- RECORDS:
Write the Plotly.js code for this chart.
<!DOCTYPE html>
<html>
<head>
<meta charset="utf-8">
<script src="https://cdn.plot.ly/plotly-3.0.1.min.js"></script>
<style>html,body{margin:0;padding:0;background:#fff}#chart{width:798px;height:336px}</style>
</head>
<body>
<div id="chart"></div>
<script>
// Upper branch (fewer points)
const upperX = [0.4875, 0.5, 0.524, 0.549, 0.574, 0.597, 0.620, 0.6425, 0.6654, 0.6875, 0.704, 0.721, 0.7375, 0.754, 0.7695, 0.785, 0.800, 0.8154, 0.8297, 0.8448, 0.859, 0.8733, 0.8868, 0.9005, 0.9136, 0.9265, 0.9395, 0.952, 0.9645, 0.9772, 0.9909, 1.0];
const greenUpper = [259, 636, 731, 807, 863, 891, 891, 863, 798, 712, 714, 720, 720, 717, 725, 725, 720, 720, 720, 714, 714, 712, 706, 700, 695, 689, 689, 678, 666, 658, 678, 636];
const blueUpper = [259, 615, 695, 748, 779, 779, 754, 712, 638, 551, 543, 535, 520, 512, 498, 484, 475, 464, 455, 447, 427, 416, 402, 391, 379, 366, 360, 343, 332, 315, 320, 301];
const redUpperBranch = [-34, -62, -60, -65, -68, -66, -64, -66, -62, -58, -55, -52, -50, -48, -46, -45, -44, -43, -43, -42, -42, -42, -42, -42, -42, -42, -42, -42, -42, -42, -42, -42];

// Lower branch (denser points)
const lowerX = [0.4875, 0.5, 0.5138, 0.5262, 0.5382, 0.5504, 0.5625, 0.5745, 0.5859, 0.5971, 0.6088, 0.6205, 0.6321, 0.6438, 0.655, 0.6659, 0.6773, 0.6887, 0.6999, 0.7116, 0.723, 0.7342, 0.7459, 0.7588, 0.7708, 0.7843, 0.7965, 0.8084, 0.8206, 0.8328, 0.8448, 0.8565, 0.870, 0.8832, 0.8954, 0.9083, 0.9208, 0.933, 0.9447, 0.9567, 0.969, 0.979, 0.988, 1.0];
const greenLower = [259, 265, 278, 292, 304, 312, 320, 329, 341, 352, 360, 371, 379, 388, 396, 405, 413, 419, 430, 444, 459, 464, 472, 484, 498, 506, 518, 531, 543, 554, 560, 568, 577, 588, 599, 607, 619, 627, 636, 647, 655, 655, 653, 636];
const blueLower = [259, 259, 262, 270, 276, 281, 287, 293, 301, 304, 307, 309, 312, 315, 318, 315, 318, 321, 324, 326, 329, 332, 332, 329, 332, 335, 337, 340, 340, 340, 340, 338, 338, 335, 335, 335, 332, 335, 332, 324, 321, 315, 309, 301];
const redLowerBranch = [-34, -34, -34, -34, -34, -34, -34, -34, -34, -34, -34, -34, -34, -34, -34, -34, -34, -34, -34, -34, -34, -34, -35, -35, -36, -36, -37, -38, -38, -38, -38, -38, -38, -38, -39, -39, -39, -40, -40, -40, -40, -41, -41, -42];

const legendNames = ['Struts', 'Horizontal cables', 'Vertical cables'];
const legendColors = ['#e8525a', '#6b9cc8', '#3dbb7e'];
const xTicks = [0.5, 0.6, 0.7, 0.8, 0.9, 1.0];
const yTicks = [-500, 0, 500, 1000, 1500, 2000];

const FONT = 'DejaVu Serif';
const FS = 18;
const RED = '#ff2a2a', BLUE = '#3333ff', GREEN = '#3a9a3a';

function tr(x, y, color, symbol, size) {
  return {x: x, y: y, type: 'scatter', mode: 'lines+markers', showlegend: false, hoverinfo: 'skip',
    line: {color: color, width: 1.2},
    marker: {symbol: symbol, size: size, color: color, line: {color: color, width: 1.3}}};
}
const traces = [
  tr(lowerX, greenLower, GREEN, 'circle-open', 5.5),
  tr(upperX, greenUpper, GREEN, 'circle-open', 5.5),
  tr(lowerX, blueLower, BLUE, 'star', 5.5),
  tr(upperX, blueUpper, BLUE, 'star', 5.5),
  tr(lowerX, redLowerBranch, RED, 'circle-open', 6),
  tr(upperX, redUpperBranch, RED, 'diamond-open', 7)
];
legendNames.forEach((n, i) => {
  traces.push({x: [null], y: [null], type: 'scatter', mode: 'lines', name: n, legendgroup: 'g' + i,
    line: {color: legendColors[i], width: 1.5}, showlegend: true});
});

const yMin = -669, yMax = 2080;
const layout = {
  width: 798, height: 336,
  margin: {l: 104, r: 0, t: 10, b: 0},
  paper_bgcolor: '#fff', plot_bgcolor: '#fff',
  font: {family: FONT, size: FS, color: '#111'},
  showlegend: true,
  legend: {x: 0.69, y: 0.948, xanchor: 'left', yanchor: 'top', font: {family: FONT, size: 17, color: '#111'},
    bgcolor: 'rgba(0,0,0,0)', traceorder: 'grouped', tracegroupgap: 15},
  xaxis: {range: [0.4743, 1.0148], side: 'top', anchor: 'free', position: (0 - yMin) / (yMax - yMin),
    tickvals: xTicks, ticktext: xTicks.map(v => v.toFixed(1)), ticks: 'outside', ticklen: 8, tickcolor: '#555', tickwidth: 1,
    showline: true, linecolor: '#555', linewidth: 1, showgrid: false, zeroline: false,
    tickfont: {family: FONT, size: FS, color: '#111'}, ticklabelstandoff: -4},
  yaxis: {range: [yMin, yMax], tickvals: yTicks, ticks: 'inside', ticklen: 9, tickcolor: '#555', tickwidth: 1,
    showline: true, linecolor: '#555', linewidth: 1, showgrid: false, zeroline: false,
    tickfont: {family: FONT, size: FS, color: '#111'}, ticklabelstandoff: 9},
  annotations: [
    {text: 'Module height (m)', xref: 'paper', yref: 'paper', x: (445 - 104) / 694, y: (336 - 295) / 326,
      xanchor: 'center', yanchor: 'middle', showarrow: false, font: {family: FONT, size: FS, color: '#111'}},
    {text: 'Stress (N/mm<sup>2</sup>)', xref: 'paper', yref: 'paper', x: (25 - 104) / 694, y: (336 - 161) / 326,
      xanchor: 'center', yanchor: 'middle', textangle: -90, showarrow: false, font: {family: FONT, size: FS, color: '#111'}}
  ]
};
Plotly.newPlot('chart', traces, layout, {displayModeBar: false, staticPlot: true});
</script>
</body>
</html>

* * *

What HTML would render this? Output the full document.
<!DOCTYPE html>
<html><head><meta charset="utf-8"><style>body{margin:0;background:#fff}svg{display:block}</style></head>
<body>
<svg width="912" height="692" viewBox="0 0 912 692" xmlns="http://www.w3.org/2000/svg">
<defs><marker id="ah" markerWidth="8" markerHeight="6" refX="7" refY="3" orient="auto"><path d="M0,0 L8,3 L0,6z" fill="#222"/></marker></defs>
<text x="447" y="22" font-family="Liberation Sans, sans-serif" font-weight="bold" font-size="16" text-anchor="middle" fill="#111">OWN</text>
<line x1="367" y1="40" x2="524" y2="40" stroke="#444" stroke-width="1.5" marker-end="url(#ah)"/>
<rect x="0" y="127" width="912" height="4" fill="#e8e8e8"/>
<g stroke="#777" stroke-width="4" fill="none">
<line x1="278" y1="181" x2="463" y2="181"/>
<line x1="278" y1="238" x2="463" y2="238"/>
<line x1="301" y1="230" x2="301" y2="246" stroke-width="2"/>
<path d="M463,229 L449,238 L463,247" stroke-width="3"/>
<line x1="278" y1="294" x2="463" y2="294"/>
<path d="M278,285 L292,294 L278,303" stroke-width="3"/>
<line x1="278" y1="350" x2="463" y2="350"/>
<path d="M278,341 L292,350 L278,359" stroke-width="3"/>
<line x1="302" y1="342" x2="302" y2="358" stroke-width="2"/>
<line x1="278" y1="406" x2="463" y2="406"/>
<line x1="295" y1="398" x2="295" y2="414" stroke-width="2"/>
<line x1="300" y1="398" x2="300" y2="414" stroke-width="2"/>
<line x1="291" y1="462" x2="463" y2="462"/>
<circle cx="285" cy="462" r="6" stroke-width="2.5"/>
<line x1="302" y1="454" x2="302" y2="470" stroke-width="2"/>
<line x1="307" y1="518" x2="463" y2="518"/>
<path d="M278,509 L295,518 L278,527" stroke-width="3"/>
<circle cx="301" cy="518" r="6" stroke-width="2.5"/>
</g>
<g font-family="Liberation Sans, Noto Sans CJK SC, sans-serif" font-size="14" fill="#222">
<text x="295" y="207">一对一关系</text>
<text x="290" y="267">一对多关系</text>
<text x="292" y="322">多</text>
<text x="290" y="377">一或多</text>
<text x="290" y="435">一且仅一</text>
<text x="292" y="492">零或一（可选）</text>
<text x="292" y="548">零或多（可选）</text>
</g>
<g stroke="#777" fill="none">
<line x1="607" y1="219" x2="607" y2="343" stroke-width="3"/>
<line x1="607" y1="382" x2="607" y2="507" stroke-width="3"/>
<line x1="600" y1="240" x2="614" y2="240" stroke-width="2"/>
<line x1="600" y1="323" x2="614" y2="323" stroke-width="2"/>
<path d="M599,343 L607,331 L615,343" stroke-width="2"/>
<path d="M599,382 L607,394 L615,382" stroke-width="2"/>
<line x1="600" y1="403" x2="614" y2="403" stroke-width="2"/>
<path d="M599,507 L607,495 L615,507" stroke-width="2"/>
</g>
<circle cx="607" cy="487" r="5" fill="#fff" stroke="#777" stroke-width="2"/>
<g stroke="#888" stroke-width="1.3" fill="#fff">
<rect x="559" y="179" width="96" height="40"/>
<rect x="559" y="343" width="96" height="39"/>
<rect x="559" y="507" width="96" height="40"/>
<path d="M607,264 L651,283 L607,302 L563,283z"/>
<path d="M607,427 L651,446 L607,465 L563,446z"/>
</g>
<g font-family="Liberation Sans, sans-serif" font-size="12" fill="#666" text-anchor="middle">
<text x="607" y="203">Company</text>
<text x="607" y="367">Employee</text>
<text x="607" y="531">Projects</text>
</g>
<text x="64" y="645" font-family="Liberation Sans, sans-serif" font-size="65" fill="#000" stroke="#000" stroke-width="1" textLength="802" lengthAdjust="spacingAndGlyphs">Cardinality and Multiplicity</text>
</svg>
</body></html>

* * *

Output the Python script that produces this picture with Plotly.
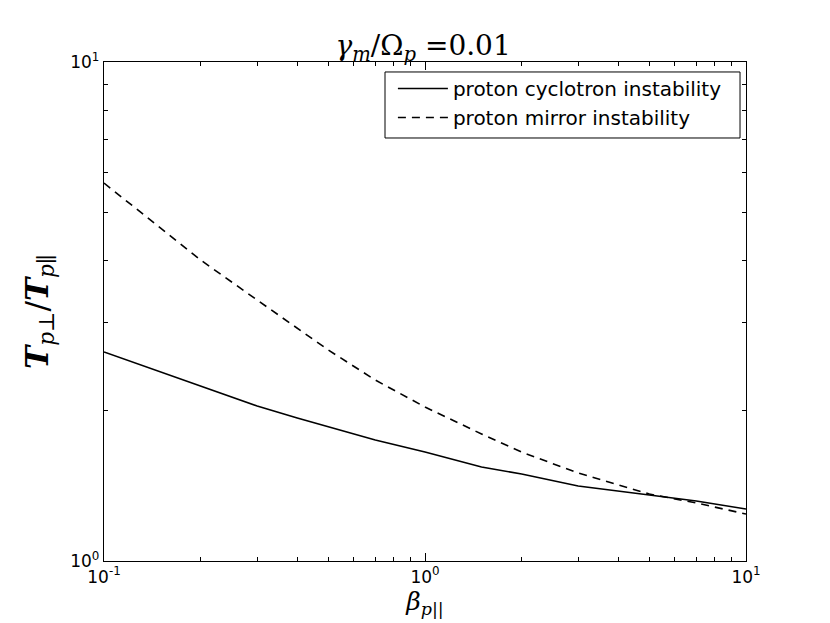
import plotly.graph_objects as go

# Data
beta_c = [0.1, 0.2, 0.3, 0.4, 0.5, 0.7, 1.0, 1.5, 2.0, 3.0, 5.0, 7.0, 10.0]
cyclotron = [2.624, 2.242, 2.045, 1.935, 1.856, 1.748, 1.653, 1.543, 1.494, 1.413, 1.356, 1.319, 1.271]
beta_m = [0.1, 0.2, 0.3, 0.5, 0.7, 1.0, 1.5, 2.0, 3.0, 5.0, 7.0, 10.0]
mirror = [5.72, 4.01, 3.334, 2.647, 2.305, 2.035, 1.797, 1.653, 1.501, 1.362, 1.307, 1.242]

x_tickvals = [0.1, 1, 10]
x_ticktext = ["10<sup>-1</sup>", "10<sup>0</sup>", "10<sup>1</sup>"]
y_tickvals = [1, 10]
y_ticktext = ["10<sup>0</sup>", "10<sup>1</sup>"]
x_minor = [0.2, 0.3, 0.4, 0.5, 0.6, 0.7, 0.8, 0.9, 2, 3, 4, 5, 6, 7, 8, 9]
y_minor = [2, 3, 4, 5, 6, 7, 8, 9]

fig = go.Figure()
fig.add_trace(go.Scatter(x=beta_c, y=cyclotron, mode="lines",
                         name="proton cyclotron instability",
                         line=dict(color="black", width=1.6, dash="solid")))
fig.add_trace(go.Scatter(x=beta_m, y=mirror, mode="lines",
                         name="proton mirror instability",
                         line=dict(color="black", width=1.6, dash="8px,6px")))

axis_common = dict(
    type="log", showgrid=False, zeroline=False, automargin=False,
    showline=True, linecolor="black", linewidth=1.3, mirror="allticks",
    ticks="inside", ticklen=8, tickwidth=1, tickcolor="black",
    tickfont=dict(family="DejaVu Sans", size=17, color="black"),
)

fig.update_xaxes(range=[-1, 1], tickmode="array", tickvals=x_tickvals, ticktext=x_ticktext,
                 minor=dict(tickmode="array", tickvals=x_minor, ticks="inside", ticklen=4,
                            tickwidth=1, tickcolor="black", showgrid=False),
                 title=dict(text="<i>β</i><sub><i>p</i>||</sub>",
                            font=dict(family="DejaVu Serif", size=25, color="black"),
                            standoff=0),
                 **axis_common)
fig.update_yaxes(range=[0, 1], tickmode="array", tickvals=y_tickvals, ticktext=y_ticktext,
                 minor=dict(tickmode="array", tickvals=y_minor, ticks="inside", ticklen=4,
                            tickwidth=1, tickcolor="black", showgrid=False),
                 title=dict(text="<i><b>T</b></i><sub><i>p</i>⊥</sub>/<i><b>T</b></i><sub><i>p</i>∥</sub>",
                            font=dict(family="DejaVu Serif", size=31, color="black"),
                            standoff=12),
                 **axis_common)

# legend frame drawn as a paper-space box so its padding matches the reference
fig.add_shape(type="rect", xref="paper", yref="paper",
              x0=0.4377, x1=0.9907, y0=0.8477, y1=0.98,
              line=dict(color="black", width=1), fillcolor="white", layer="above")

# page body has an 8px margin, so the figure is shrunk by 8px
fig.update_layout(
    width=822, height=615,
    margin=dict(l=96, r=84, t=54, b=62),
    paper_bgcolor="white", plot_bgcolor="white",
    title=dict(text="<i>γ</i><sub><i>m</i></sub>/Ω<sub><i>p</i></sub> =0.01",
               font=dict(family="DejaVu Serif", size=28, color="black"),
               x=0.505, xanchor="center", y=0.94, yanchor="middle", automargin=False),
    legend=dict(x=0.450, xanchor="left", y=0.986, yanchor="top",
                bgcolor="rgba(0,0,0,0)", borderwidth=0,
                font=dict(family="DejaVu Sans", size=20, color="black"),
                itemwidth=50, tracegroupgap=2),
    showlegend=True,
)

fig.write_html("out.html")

- PROBLEM STATEMENT: In the listing above, find the line containing "Write the Plotly.js code for this chart." and the line containing "-42, -42, -42];". Output them and every line between, exactly, and nothing else.

- FULL RESPONSE:
Write the Plotly.js code for this chart.
<!DOCTYPE html>
<html>
<head>
<meta charset="utf-8">
<script src="https://cdn.plot.ly/plotly-3.0.1.min.js"></script>
<style>html,body{margin:0;padding:0;background:#fff}#chart{width:798px;height:336px}</style>
</head>
<body>
<div id="chart"></div>
<script>
// Upper branch (fewer points)
const upperX = [0.4875, 0.5, 0.524, 0.549, 0.574, 0.597, 0.620, 0.6425, 0.6654, 0.6875, 0.704, 0.721, 0.7375, 0.754, 0.7695, 0.785, 0.800, 0.8154, 0.8297, 0.8448, 0.859, 0.8733, 0.8868, 0.9005, 0.9136, 0.9265, 0.9395, 0.952, 0.9645, 0.9772, 0.9909, 1.0];
const greenUpper = [259, 636, 731, 807, 863, 891, 891, 863, 798, 712, 714, 720, 720, 717, 725, 725, 720, 720, 720, 714, 714, 712, 706, 700, 695, 689, 689, 678, 666, 658, 678, 636];
const blueUpper = [259, 615, 695, 748, 779, 779, 754, 712, 638, 551, 543, 535, 520, 512, 498, 484, 475, 464, 455, 447, 427, 416, 402, 391, 379, 366, 360, 343, 332, 315, 320, 301];
const redUpperBranch = [-34, -62, -60, -65, -68, -66, -64, -66, -62, -58, -55, -52, -50, -48, -46, -45, -44, -43, -43, -42, -42, -42, -42, -42, -42, -42, -42, -42, -42, -42, -42, -42];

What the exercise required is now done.